As the implementation is in the initial testing stage, project objectives include the observance of the use of VR in classrooms, collate teacher and student feedback and connect educational need with the VR app development industry. There are currently 2 models for VR in the classroom. These are Individual Experience models and Group Experience models.
In the Hot Seat model, one student dons the VR headset while others observe the experience on a large screen. The entire class then has a shared social group discussion on what happened during the VR session. The VR experience did not isolate the hot seat user rather opened an avenue for group activity. VR interactive activities that encourage teamwork and group participation are categorized into this.
Individual experience is when each student is provided a VR device to experience it for oneself. Examples of this would be the use of smart phones and google cardboards provided to a class like what the Google Expeditions project is doing.
Second would be content and accessibility. One of the main points of concern would be the availability of educational content for classroom use. There is still not enough VR content to address the educational curriculum of schools whether canned or custom made.
Kids want to experience things not possible otherwise like being on the surface of mars or inside the crater of a Volcano. Kids also want to see things through somebody else’s eyes like an important person or event in history, like being in the middle of the battle of Waterloo with Napoleon Bonaparte right in front of them.
Students in middle school prefer challenges that would help them understand things better. A teacher used a bomb disposal VR simulation to encourage students to talk and think at the same time thus using regular VR content in an educational way.
The third would be if students are ready for VR. Current students who are familiar or have been exposed to VR are more likely to have a positive outlook in the use of the technology when it comes to learning. Many students who find it difficult to learn via printed information believe that VR provides a way for them to be able to grasp the lessons with less difficulty and really understand it. However, not all VR simulations will fit every student as some may have medical conditions or phobias which have to be taken into account and addressed first. However, from a general point of view, most students are excited and ready.
The fourth would be content development for educational use. Educators should communicate the educational needs where VR can be applied to, to software developers so they can create more interactive content for both individual and group classroom models to make VR learning a viable and fruitful experience. For custom content, schools who are initiating VR programs in educating their students are starting to create the applications in-house by hiring developers or letting their advanced students develop it.
There are several current VR products that have been developed for education. This range from specific self contained HMD's that can run it's own specific apps and content like the integrated Class VR Headset to the more traditional Oculus Rift and HTC Vive.

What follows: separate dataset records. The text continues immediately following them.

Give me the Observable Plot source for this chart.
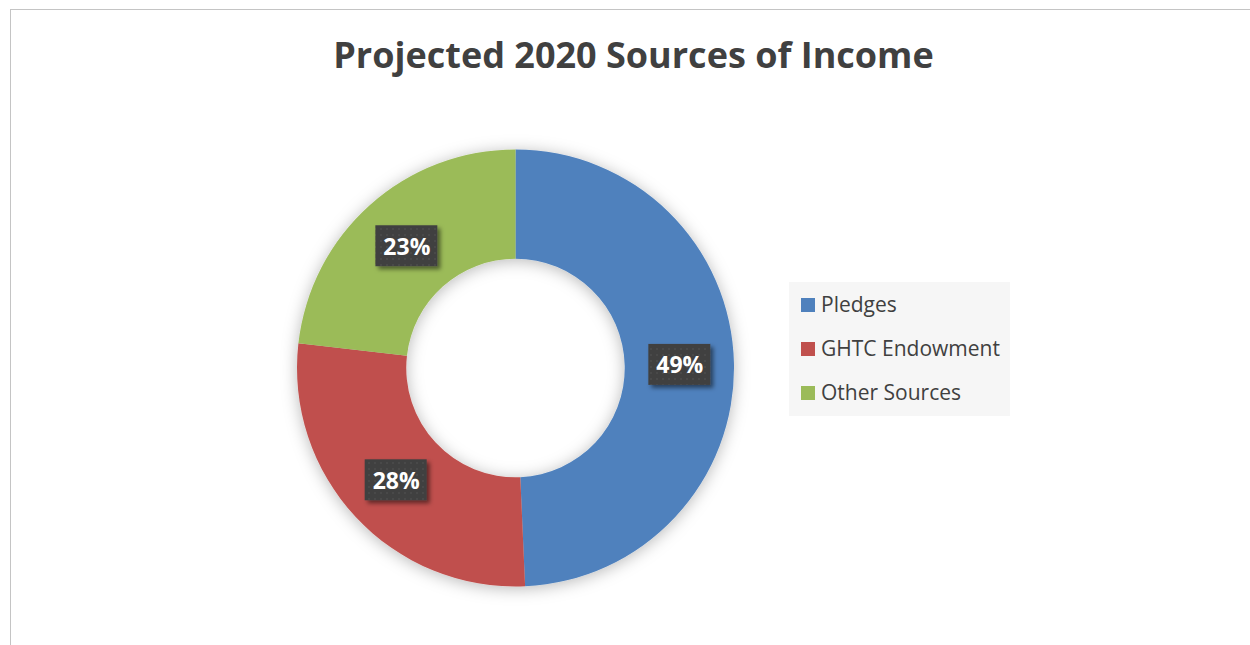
<!DOCTYPE html>
<html><head><meta charset="utf-8">
<script src="https://cdn.jsdelivr.net/npm/d3@7"></script>
<script src="https://cdn.jsdelivr.net/npm/@observablehq/plot@0.6"></script>
<style>
html,body{margin:0;padding:0;background:#fff;}
#frame{position:relative;width:1250px;height:645px;overflow:hidden;font-family:"Open Sans",sans-serif;}
#border{position:absolute;left:10px;top:9px;width:1300px;height:700px;border-top:1px solid #c4c4c4;border-left:1px solid #c4c4c4;}
#title{position:absolute;left:0;width:1267px;top:37px;text-align:center;font-weight:700;font-size:36px;line-height:36px;color:#404040;white-space:nowrap;}
#chart{position:absolute;left:0;top:100px;}
#legend{position:absolute;left:789px;top:282px;width:221px;height:134px;background:#f6f6f6;}
.item{position:absolute;left:12px;height:21px;font-size:21px;line-height:21px;color:#404040;white-space:nowrap;}
.sw{position:absolute;left:0;top:4px;width:14px;height:14px;}
.lab{position:absolute;left:20px;top:0;}
</style>
</head><body>
<div id="frame">
  <div id="border"></div>
  <div id="title">Projected 2020 Sources of Income</div>
  <div id="chart"></div>
  <div id="legend"></div>
</div>
<script>
const categories = ["Pledges", "GHTC Endowment", "Other Sources"];
const values = [49.3, 27.5, 23.2];
const labels = ["49%", "28%", "23%"];
const colors = ["#4F81BD", "#C0504D", "#9BBB59"];
const innerRatio = 0.5;

const data = categories.map((c, i) => ({category: c, value: values[i], label: labels[i], color: colors[i]}));
const pie = d3.pie().value(d => d.value).sort(null)(data);
const rm = (1 + innerRatio) / 2;
pie.forEach(p => {
  const a = (p.startAngle + p.endAngle) / 2;
  p.data.cx = rm * Math.sin(a);
  p.data.cy = rm * Math.cos(a);
});

function donut(index, scales, vals, dimensions, context) {
  const cx = scales.x(0), cy = scales.y(0);
  const r = scales.x(1) - scales.x(0);
  const g = d3.create("svg:g");
  const defs = g.append("defs");
  const f = defs.append("filter").attr("id", "ringShadow").attr("x", "-20%").attr("y", "-20%").attr("width", "140%").attr("height", "140%");
  f.append("feDropShadow").attr("dx", 0).attr("dy", 2).attr("stdDeviation", 8).attr("flood-color", "#000").attr("flood-opacity", 0.28);
  const f2 = defs.append("filter").attr("id", "boxShadow").attr("x", "-30%").attr("y", "-30%").attr("width", "160%").attr("height", "160%");
  f2.append("feDropShadow").attr("dx", 3).attr("dy", 3).attr("stdDeviation", 2).attr("flood-color", "#000").attr("flood-opacity", 0.5);
  const pat = defs.append("pattern").attr("id", "dots").attr("width", 6).attr("height", 6).attr("patternUnits", "userSpaceOnUse");
  pat.append("rect").attr("width", 6).attr("height", 6).attr("fill", "#404040");
  pat.append("circle").attr("cx", 3).attr("cy", 3).attr("r", 0.9).attr("fill", "#4c4c4c");
  const arc = d3.arc().innerRadius(r * innerRatio).outerRadius(r);
  const ring = g.append("g").attr("transform", `translate(${cx},${cy})`).attr("filter", "url(#ringShadow)");
  ring.selectAll("path").data(pie).join("path").attr("d", arc).attr("fill", d => d.data.color);
  const boxes = g.append("g").attr("filter", "url(#boxShadow)");
  boxes.selectAll("rect").data(pie).join("rect")
    .attr("x", d => scales.x(d.data.cx) - 31)
    .attr("y", d => scales.y(d.data.cy) - 20.5)
    .attr("width", 62).attr("height", 41)
    .attr("fill", "url(#dots)");
  return g.node();
}

const plot = Plot.plot({
  width: 1250,
  height: 545,
  margin: 0,
  x: {domain: [-1, 1], range: [297, 734], axis: null},
  y: {domain: [-1, 1], range: [486.5, 49.5], axis: null},
  style: {background: "transparent", overflow: "visible"},
  marks: [
    donut,
    Plot.text(pie.map(p => p.data), {
      x: "cx", y: "cy", text: "label",
      fill: "white", fontWeight: "bold", fontSize: 23,
      fontFamily: "Open Sans", dy: 1
    })
  ]
});
document.getElementById("chart").appendChild(plot);

const legend = d3.select("#legend");
data.forEach((d, i) => {
  const it = legend.append("div").attr("class", "item").style("top", (12 + 44 * i) + "px");
  it.append("div").attr("class", "sw").style("background", d.color);
  it.append("div").attr("class", "lab").text(d.category);
});
</script>
</body></html>
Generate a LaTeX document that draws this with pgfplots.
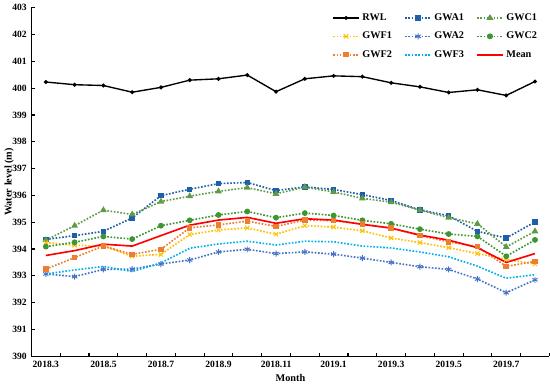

As for the most available and probably most cost effective option, nothing still beats the Goggle cardboard. With the recent release of Google's Expedition project that provides an entire individual class set, the world of VR learning just got practically accessible. There is no need for a really fast internet connection as the teacher’s tablet already acts as a server for the VR class set providing the content that is of course under the control of the Teacher.
VR is a very immersive educational tool and no doubt very useful but still quite new in the classroom setting. A gradual natural progressive approach into the classroom would probably be the best option so that students can first get to play with it and once they get used to and excited about it, start learning from it. Whatever the issues which have to be ironed out with the use of VR in education, let us be reminded that the technology is improving and is very much a part of our human evolution and we are bound to end up using it sooner or later.